It may look the same superficially, but Sikorsky's new CH-53K King Stallion represents a dramatic leap in capability compared with its predecessor, the CH-53E. The Marine Corps eagerly awaits the latest iteration of the CH-53 heavylifter, which is making steady progress towards service entry following earlier delays caused by technical issues, and with Sikorsky (Lockheed Martin Stand 1290) recently handing over the first production aircraft to the Marine Corps.
Despite still undergoing an intensive phase of trials, the CH-53K has even notched its first official fleet mission, when an aircraft recovered a downed MH-60S Knighthawk from Mount Hogue in California’s White Mountains. The MH-60S had suffered damage in a hard landing at around 12,000 feet elevation during a rescue operation in July, and there were no obvious means of recovering it without a major disassembly in difficult terrain. Following an exhaustive evaluation, a CH-53K was called in on September 5 to lift the 15,200-pound helicopter and transport it to the airfield at Bishop.
This first, unplanned, mission was undertaken by a King Stallion from the trials unit VMX-1, which had established a detachment at MCAS Twentynine Palms. The squadron is undertaking the crucial Initial Operational Test and Evaluation (IOT&E) for the CH-53K that will clear the aircraft for service. IOT&E has been underway since July, with four CH-53Ks assigned to VMX-1.
A few days later, on September 24, the CH-53K chalked up another milestone as the first production aircraft went to the Marine Corps in a ceremony at Sikorsky’s Stratford, Connecticut, plant. The state-of-the-art production line has another five CH-53Ks in build, with components being built for another 36. Schedules call for delivery of the second production aircraft early next year.
Initial deliveries will go to MCAS New River, North Carolina, where the Marine Corps will train crews on the “King," as well as support Fleet operations prior to the first operational deployment being undertaken in 2024. The Marines have a program of record for 200 CH-53Ks, with 33 currently on contract and long-lead items being ordered for a further nine.

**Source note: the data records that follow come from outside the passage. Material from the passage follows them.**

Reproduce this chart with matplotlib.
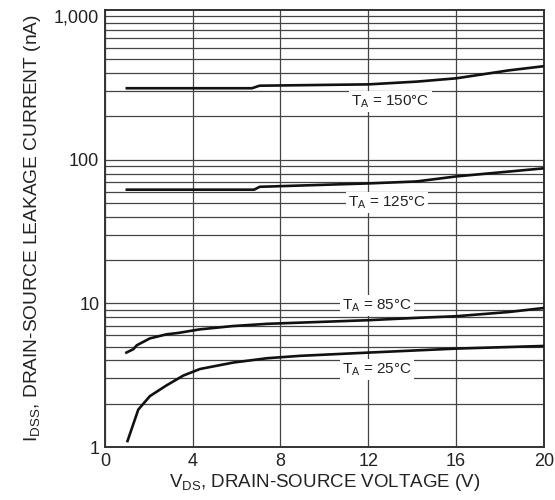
import matplotlib.pyplot as plt
from matplotlib.ticker import FixedLocator, NullFormatter

plt.rcParams['font.family'] = ['Liberation Sans', 'DejaVu Sans']
plt.rcParams['mathtext.fontset'] = 'custom'
plt.rcParams['mathtext.rm'] = 'Liberation Sans'

# curves (V_DS in V, I_DSS in nA)
v_150 = [1.0, 6.7, 7.05, 12.0, 14.2, 16.0, 18.4, 20.0]
i_150 = [314, 314, 327, 334, 349, 368, 418, 447]

v_125 = [1.0, 6.8, 7.05, 12.0, 14.2, 16.0, 20.0]
i_125 = [61.8, 61.8, 64.7, 68.3, 70.5, 76.4, 87.0]

v_85 = [0.98, 1.3, 1.45, 2.05, 2.8, 3.4, 4.3, 5.8, 7.4, 12.0, 14.2, 16.0, 18.4, 20.0]
i_85 = [4.54, 4.8, 5.1, 5.7, 6.08, 6.24, 6.58, 6.94, 7.2, 7.63, 7.92, 8.13, 8.7, 9.28]

v_25 = [1.03, 1.52, 2.05, 2.8, 3.57, 4.33, 5.85, 7.4, 8.9, 12.0, 16.0, 20.0]
i_25 = [1.1, 1.82, 2.26, 2.68, 3.14, 3.49, 3.87, 4.15, 4.31, 4.54, 4.84, 5.05]

labels = ["T$_\\mathregular{A}$ = 150°C", "T$_\\mathregular{A}$ = 125°C",
          "T$_\\mathregular{A}$ = 85°C", "T$_\\mathregular{A}$ = 25°C"]
label_x = [13.0, 12.85, 12.4, 12.4]
label_y = [255, 50.5, 9.64, 3.45]

x_ticks = [0, 4, 8, 12, 16, 20]
y_ticks = [1, 10, 100, 1000]
y_tick_labels = ["1", "10", "100", "1,000"]

fig = plt.figure(figsize=(5.55, 5.0), dpi=100)
ax = fig.add_axes([0.189, 0.106, 0.791, 0.874])

ax.set_yscale('log')
ax.set_xlim(0, 20)
ax.set_ylim(1, 1100)

ax.xaxis.set_major_locator(FixedLocator(x_ticks))
ax.yaxis.set_major_locator(FixedLocator(y_ticks))
ax.set_yticklabels(y_tick_labels)
minors = [m * 10 ** d for d in range(3) for m in range(2, 10)]
ax.yaxis.set_minor_locator(FixedLocator(minors))
ax.yaxis.set_minor_formatter(NullFormatter())

ax.grid(True, which='both', axis='y', color='#444444', lw=0.9)
ax.grid(True, which='major', axis='x', color='#444444', lw=0.9)
ax.set_axisbelow(True)
ax.tick_params(which='both', length=0, labelsize=13, pad=4, colors='#222222')

for sp in ax.spines.values():
    sp.set_linewidth(1.4)
    sp.set_color('#333333')

for v, i in [(v_150, i_150), (v_125, i_125), (v_85, i_85), (v_25, i_25)]:
    ax.plot(v, i, color='#111111', lw=1.9, zorder=3)

for t, x, y in zip(labels, label_x, label_y):
    ax.text(x, y, t, ha='center', va='center', fontsize=11, color='#222222',
            bbox=dict(facecolor='white', edgecolor='none', pad=1.5), zorder=4)

ax.set_xlabel("V$_\\mathregular{DS}$, DRAIN-SOURCE VOLTAGE (V)", fontsize=13.5,
              color='#222222', labelpad=2)
ax.set_ylabel("I$_\\mathregular{DSS}$, DRAIN-SOURCE LEAKAGE CURRENT (nA)", fontsize=13.8,
              color='#222222', labelpad=8)

fig.savefig("out.png", dpi=100)
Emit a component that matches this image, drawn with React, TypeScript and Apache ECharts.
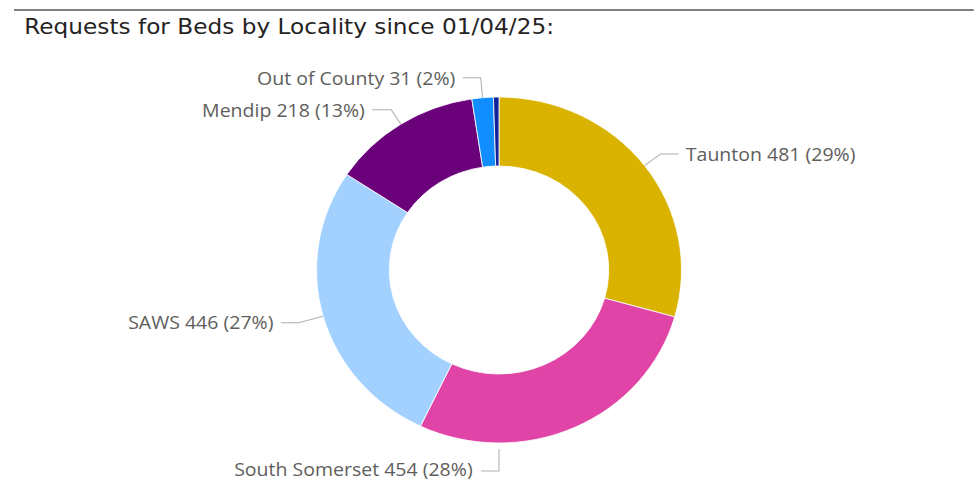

Sikorsky has already delivered four Engineering Development Model prototype aircraft and a ground test vehicle, followed by four System Demonstration Test Aircraft. They have undertaken many significant capability demonstrations, including the carriage of the maximum 36,000-pound load, and the ability to refuel in flight while carrying a 27,000-pound underslung load. One of the key Marine requirements calls on it to carry that weight across a 110-nm radius. Sikorsky officially handed over the first trials aircraft to the Marines on May 16, 2018.
Sikorsky designed the CH-53K in answer to a Marine requirement for improved heavylift capability. A plan to upgrade the existing CH-53Es stalled and the new-build CH-53K was put forward instead. Despite its similar looks, the “King” is a major redesign, with a wider cabin to accommodate pallets, new rotor blades, and a host of new systems. The CH-53E’s three 4,380-shp General Electric T34 engines give way to the 7,500-shp GE38 (F406) engine. As a result, the King Stallion offers a dramatic improvement in performance, including a maximum load increase from 27,000 to 36,000 pounds. The “King” is faster by 20 knots, too.
While the Marines remains the primary customer, Sikorsky and parent company Lockheed Martin have hopes for the CH-53K on the export market and have conducted a number of international marketing campaigns. This first bore fruit in February this year, when Israel selected the CH-53K to replace its first-generation CH-53s in the face of competition from the West’s only other true heavylift helicopter, the Boeing CH-47 Chinook. It reportedly has drawn interest from Japan, and in South Korea, where a plan to upgrade CH-47s might be ditched in favor of buying new-build helicopters, opening the door for Sikorsky to compete.
Perhaps the strongest opportunity for the CH-53K remains Germany, where the government raised a Schwerer Transporthubschrauber (STH, heavy transport helicopter) requirement for 45 to 60 aircraft to replace the existing CH-53GM heavy lifters. Sikorsky teamed with Rheinmetall and other German companies to bid for the contract. However, in September 2020 the German government canceled the STH requirement on the grounds of cost, but noted that it would re-examine the project and that the need for a new heavylifter remains.